→ **What you have to do**
Repeat the data below exactly, dropping any pictures it holds.

→ **Data excerpt**
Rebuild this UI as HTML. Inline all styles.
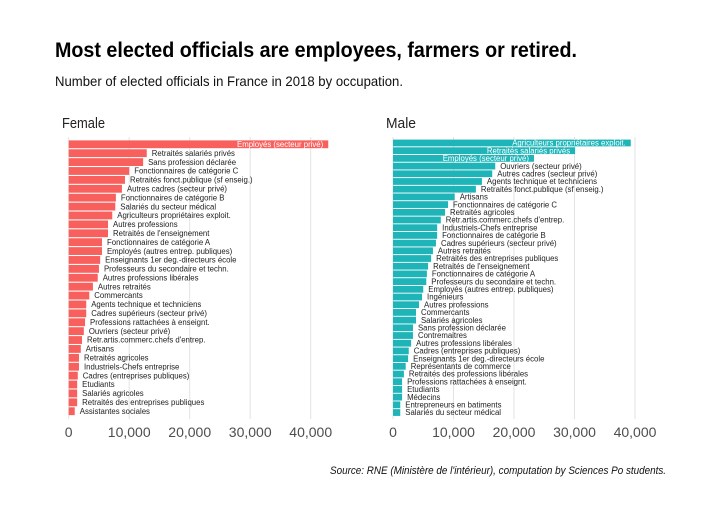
<!DOCTYPE html>
<html><head><meta charset="utf-8"><style>
body{margin:0;background:#fff}
svg{display:block;font-family:"Liberation Sans",sans-serif}
</style></head><body>
<svg id="chart" width="705" height="519" viewBox="0 0 705 519" xmlns="http://www.w3.org/2000/svg">
<text x="55" y="57" font-size="21" font-weight="bold" fill="#000" textLength="522" lengthAdjust="spacingAndGlyphs">Most elected officials are employees, farmers or retired.</text>
<text x="55" y="86" font-size="14" fill="#111" textLength="348" lengthAdjust="spacingAndGlyphs">Number of elected officials in France in 2018 by occupation.</text>
<text x="62" y="128" font-size="15" fill="#222" textLength="43" lengthAdjust="spacingAndGlyphs">Female</text>
<text x="386" y="128" font-size="15" fill="#222" textLength="30" lengthAdjust="spacingAndGlyphs">Male</text>
<text x="666" y="474" font-size="11" font-style="italic" fill="#111" text-anchor="end" textLength="336" lengthAdjust="spacingAndGlyphs">Source: RNE (Ministère de l'intérieur), computation by Sciences Po students.</text>
<g id="panels"></g>
</svg>
<script>
const femaleLabels=["Employés (secteur privé)","Retraités salariés privés","Sans profession déclarée","Fonctionnaires de catégorie C","Retraités fonct.publique (sf enseig.)","Autres cadres (secteur privé)","Fonctionnaires de catégorie B","Salariés du secteur médical","Agriculteurs propriétaires exploit.","Autres professions","Retraités de l'enseignement","Fonctionnaires de catégorie A","Employés (autres entrep. publiques)","Enseignants 1er deg.-directeurs école","Professeurs du secondaire et techn.","Autres professions libérales","Autres retraités","Commercants","Agents technique et techniciens","Cadres supérieurs (secteur privé)","Professions rattachées à enseignt.","Ouvriers (secteur privé)","Retr.artis.commerc.chefs d'entrep.","Artisans","Retraités agricoles","Industriels-Chefs entreprise","Cadres (entreprises publiques)","Etudiants","Salariés agricoles","Retraités des entreprises publiques","Assistantes sociales"];
const femaleValues=[42900,12900,12300,10000,9300,8800,7800,7700,7200,6500,6500,5500,5500,5200,5000,4800,4000,3400,2900,2900,2700,2500,2200,2000,1700,1700,1500,1400,1400,1400,1000];
const maleLabels=["Agriculteurs propriétaires exploit.","Retraités salariés privés","Employés (secteur privé)","Ouvriers (secteur privé)","Autres cadres (secteur privé)","Agents technique et techniciens","Retraités fonct.publique (sf enseig.)","Artisans","Fonctionnaires de catégorie C","Retraités agricoles","Retr.artis.commerc.chefs d'entrep.","Industriels-Chefs entreprise","Fonctionnaires de catégorie B","Cadres supérieurs (secteur privé)","Autres retraités","Retraités des entreprises publiques","Retraités de l'enseignement","Fonctionnaires de catégorie A","Professeurs du secondaire et techn.","Employés (autres entrep. publiques)","Ingénieurs","Autres professions","Commercants","Salariés agricoles","Sans profession déclarée","Contremaitres","Autres professions libérales","Cadres (entreprises publiques)","Enseignants 1er deg.-directeurs école","Représentants de commerce","Retraités des professions libérales","Professions rattachées à enseignt.","Etudiants","Médecins","Entrepreneurs en batiments","Salariés du secteur médical"];
const maleValues=[39300,30100,23300,16900,16400,14700,13700,10200,9100,8600,7900,7300,7300,7100,6600,6300,5800,5600,5500,5000,4800,4300,3800,3800,3300,3300,3000,2600,2500,2100,1800,1500,1500,1500,1200,1200];
const xTicks=[0,10000,20000,30000,40000];
const tickText=["0","10,000","20,000","30,000","40,000"];
const NS="http://www.w3.org/2000/svg";
const root=document.getElementById('panels');
function mk(tag,attrs,parent){const e=document.createElementNS(NS,tag);for(const k in attrs)e.setAttribute(k,attrs[k]);parent.appendChild(e);return e;}
function panel(name,labels,values,x0,color,insideCount){
  const g=mk('g',{},root);
  
  
  const sx=v=>x0+v*0.00605;
  const top=134.5,bottom=421;
  const n=labels.length;
  const pitch=(bottom-top)/(n+1.2);
  const sy=i=>top+pitch*(0.6+i+0.5);
  xTicks.forEach((t,i)=>{
    const l=mk('line',{x1:sx(t),x2:sx(t),y1:137,y2:419,stroke:'#e3e3e3','stroke-width':1},g);
    
    
    const tx=mk('text',{x:sx(t),y:437,'font-size':14,fill:'#4d4d4d','text-anchor':'middle'},g);
    
    
    tx.textContent=tickText[i];
  });
  values.forEach((v,i)=>{
    const h=pitch*0.88;
    const r=mk('rect',{x:sx(0),y:sy(i)-h/2,width:sx(v)-sx(0),height:h,fill:color},g);
    
    
    const inside=i<insideCount;
    const t=mk('text',{x:inside?sx(v)-5:sx(v)+5,y:sy(i)+2.7,'font-size':7.8,fill:inside?'#fff':'#222','text-anchor':inside?'end':'start'},g);
    
    
    t.textContent=labels[i];
  });
}
panel('female',femaleLabels,femaleValues,68.7,'#f8605e',1);
panel('male',maleLabels,maleValues,393,'#1eb4b8',3);
</script>
</body></html>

→ **Written solution**
Rebuild this UI as HTML. Inline all styles.
<!DOCTYPE html>
<html><head><meta charset="utf-8"><style>
body{margin:0;background:#fff}
svg{display:block;font-family:"Liberation Sans",sans-serif}
</style></head><body>
<svg id="chart" width="705" height="519" viewBox="0 0 705 519" xmlns="http://www.w3.org/2000/svg">
<text x="55" y="57" font-size="21" font-weight="bold" fill="#000" textLength="522" lengthAdjust="spacingAndGlyphs">Most elected officials are employees, farmers or retired.</text>
<text x="55" y="86" font-size="14" fill="#111" textLength="348" lengthAdjust="spacingAndGlyphs">Number of elected officials in France in 2018 by occupation.</text>
<text x="62" y="128" font-size="15" fill="#222" textLength="43" lengthAdjust="spacingAndGlyphs">Female</text>
<text x="386" y="128" font-size="15" fill="#222" textLength="30" lengthAdjust="spacingAndGlyphs">Male</text>
<text x="666" y="474" font-size="11" font-style="italic" fill="#111" text-anchor="end" textLength="336" lengthAdjust="spacingAndGlyphs">Source: RNE (Ministère de l'intérieur), computation by Sciences Po students.</text>
<g id="panels"></g>
</svg>
<script>
const femaleLabels=["Employés (secteur privé)","Retraités salariés privés","Sans profession déclarée","Fonctionnaires de catégorie C","Retraités fonct.publique (sf enseig.)","Autres cadres (secteur privé)","Fonctionnaires de catégorie B","Salariés du secteur médical","Agriculteurs propriétaires exploit.","Autres professions","Retraités de l'enseignement","Fonctionnaires de catégorie A","Employés (autres entrep. publiques)","Enseignants 1er deg.-directeurs école","Professeurs du secondaire et techn.","Autres professions libérales","Autres retraités","Commercants","Agents technique et techniciens","Cadres supérieurs (secteur privé)","Professions rattachées à enseignt.","Ouvriers (secteur privé)","Retr.artis.commerc.chefs d'entrep.","Artisans","Retraités agricoles","Industriels-Chefs entreprise","Cadres (entreprises publiques)","Etudiants","Salariés agricoles","Retraités des entreprises publiques","Assistantes sociales"];
const femaleValues=[42900,12900,12300,10000,9300,8800,7800,7700,7200,6500,6500,5500,5500,5200,5000,4800,4000,3400,2900,2900,2700,2500,2200,2000,1700,1700,1500,1400,1400,1400,1000];
const maleLabels=["Agriculteurs propriétaires exploit.","Retraités salariés privés","Employés (secteur privé)","Ouvriers (secteur privé)","Autres cadres (secteur privé)","Agents technique et techniciens","Retraités fonct.publique (sf enseig.)","Artisans","Fonctionnaires de catégorie C","Retraités agricoles","Retr.artis.commerc.chefs d'entrep.","Industriels-Chefs entreprise","Fonctionnaires de catégorie B","Cadres supérieurs (secteur privé)","Autres retraités","Retraités des entreprises publiques","Retraités de l'enseignement","Fonctionnaires de catégorie A","Professeurs du secondaire et techn.","Employés (autres entrep. publiques)","Ingénieurs","Autres professions","Commercants","Salariés agricoles","Sans profession déclarée","Contremaitres","Autres professions libérales","Cadres (entreprises publiques)","Enseignants 1er deg.-directeurs école","Représentants de commerce","Retraités des professions libérales","Professions rattachées à enseignt.","Etudiants","Médecins","Entrepreneurs en batiments","Salariés du secteur médical"];
const maleValues=[39300,30100,23300,16900,16400,14700,13700,10200,9100,8600,7900,7300,7300,7100,6600,6300,5800,5600,5500,5000,4800,4300,3800,3800,3300,3300,3000,2600,2500,2100,1800,1500,1500,1500,1200,1200];
const xTicks=[0,10000,20000,30000,40000];
const tickText=["0","10,000","20,000","30,000","40,000"];
const NS="http://www.w3.org/2000/svg";
const root=document.getElementById('panels');
function mk(tag,attrs,parent){const e=document.createElementNS(NS,tag);for(const k in attrs)e.setAttribute(k,attrs[k]);parent.appendChild(e);return e;}
function panel(name,labels,values,x0,color,insideCount){
  const g=mk('g',{},root);
  
  
  const sx=v=>x0+v*0.00605;
  const top=134.5,bottom=421;
  const n=labels.length;
  const pitch=(bottom-top)/(n+1.2);
  const sy=i=>top+pitch*(0.6+i+0.5);
  xTicks.forEach((t,i)=>{
    const l=mk('line',{x1:sx(t),x2:sx(t),y1:137,y2:419,stroke:'#e3e3e3','stroke-width':1},g);
    
    
    const tx=mk('text',{x:sx(t),y:437,'font-size':14,fill:'#4d4d4d','text-anchor':'middle'},g);
    
    
    tx.textContent=tickText[i];
  });
  values.forEach((v,i)=>{
    const h=pitch*0.88;
    const r=mk('rect',{x:sx(0),y:sy(i)-h/2,width:sx(v)-sx(0),height:h,fill:color},g);
    
    
    const inside=i<insideCount;
    const t=mk('text',{x:inside?sx(v)-5:sx(v)+5,y:sy(i)+2.7,'font-size':7.8,fill:inside?'#fff':'#222','text-anchor':inside?'end':'start'},g);
    
    
    t.textContent=labels[i];
  });
}
panel('female',femaleLabels,femaleValues,68.7,'#f8605e',1);
panel('male',maleLabels,maleValues,393,'#1eb4b8',3);
</script>
</body></html>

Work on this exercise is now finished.